Early on, the epic had established the theme of ahimsa when it recounted the story of Prince Ruru, who was so furious when a snake bit and killed his bride-to-be, Pramadvara, just before their wedding, that he vowed to kill all snakes that came across his path. One day a non-poisonous snake-lizard crossed his path. As he was about to strike it, the lizard said, ‘ahimsa paramo dharma,’ ‘non-violence is the highest dharma.’ More than two thousand years later, Mohandas Karamchand Gandhi made his wife, Kasturba, copy out these three words of the lizard in an exercise book when she was learning the alphabet. The words, ahimsa paramo dharma became Gandhi’s rallying cry during India’s non-violent struggle for freedom from Britain in the first half of the twentieth century. The cry was heard around the world and was adopted by Martin Luther King during America’s civil rights movement.
Since Yudhishthira had wanted to renounce kingship for the life of a wandering hermit, Bhishma addresses this problem- he extols the virtue of ahimsa, both as a principle of social behaviour as well as an ascetic ideal. As a part of the instruction of the future dharmic king, Yudhishthira is told a remarkable story. A brahmin named Jajali acquires enormous powers by performing fearsome penance in the forest. He boasts, ‘There is none like me in this world … who can travel through the air.’ Jajali is told about a trader of spices in Varanasi, Tuladhara, who is indeed superior to him and who can teach him something about dharma. Hearing this, Jajali goes to Varanasi and finds Tuladhara. He observes that the shopkeeper’s merchandise consists of spices and juices, which he weighs and measures with equanimity. Tuladhara treats all his customers alike and works diligently without a concern for blame and praise, without allowing his ego to come in the way of his work.
Jajali is intrigued by Tuladhara and he asks the merchant about his views on dharma. Tuladhara says that ‘everyone is confused about dharma.’ Right dharma is not just a code of conduct; it is an attitude. He offers the analogy of a twig that moves randomly in a stream:
As … a piece of wood is borne along in a stream, and may randomly join up with some other pieces of wood, [and as] other logs join with them from here and there, with straw, wood and refuse, from time to time, senselessly, so it is with behaviour … as it arises from one source or another.
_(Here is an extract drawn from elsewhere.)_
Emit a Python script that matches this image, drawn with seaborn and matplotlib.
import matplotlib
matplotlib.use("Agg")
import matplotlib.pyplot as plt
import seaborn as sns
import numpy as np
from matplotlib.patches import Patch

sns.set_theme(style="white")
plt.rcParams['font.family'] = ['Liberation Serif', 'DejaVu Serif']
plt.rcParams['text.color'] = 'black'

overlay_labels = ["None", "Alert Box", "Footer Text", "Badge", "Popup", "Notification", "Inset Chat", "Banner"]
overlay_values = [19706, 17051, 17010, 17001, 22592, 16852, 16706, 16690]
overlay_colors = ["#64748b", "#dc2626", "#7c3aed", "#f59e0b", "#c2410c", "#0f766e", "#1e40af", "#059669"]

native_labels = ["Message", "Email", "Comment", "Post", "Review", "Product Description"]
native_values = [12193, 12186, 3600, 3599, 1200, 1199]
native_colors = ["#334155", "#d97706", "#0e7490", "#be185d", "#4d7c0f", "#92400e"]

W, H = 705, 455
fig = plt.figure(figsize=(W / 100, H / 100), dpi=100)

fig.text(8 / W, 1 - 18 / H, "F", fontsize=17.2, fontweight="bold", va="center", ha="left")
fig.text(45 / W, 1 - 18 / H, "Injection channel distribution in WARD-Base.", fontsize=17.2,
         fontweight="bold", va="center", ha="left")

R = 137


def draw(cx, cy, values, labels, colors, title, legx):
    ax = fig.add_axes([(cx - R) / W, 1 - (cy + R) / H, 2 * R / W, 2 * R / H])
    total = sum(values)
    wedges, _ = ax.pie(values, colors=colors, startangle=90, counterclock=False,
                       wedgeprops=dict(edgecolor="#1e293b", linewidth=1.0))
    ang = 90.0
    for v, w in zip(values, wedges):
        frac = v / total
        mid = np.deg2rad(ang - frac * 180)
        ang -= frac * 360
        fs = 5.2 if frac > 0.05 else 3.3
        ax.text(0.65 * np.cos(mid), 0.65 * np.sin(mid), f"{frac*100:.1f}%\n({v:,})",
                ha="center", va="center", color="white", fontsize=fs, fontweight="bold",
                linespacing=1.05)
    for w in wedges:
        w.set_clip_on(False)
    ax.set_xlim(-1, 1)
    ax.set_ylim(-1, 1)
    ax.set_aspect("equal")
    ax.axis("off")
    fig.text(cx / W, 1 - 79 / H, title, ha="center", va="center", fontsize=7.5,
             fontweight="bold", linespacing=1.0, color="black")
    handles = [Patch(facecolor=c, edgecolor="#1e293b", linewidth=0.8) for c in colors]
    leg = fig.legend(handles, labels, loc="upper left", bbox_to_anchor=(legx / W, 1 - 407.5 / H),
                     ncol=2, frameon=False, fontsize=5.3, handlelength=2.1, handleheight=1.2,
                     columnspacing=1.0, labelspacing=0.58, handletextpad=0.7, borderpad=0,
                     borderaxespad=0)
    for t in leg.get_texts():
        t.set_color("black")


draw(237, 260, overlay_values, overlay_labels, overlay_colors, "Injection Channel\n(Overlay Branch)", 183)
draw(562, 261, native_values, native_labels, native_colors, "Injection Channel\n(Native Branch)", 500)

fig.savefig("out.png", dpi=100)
O Jajali, in this world there is no dharma, however subtle, [which is] unmotivated: human formulations of dharma are made with past and future interests in mind. Because of its subtleness, the deeply obscured [true dharma] cannot be identified; only through grasping other [kinds of] conduct [can] it be conceived. For [this] reason one should seek [true] dharma, not follow the ways of the world.
If one man were to injure me and another praise me – listen, O Jajali, in such circumstances [my reaction would be equal].
There is an ironic twist here – a petty trader is teaching a high caste Brahmin how to live. The worldly merchant, who presumably ought to covet wealth, is being held up as a model of detachment for a forest – dwelling ascetic. Jajali is told to observe Tuladhara’s attitude of disinterested equanimity. Tuladhara is happy to go with the flow like a twig in the river that moves randomly with the current and joins up with flotsam. In the same manner, Yudhishthira is taught that a good king ought to dispense justice with detachment for the good of his people, unlike the usual ego-filled conquerors who want to stamp their mark on history through violence and conquest. It is similar to the message of detached action that Krishna gave to Arjuna on the battlefield – if one acts for the sake of the action and not for the personal reward, then one is liberated from the bonds of karma.
What Yudhishthira learns from Tuladhara’s example is that the search for wealth and social standing is an impermanent pursuit. It is wiser to have the attitude of a randomly floating twig in the river. It is not necessary to renounce kingship and become a hermit like Jajali in order to be virtuous. One should live in the world with Tuladhara’s attitude. A person who is distrustful of worldly achievement is less likely to step on the toes of others. Such a person is on the way to acquire the virtue of ahimsa.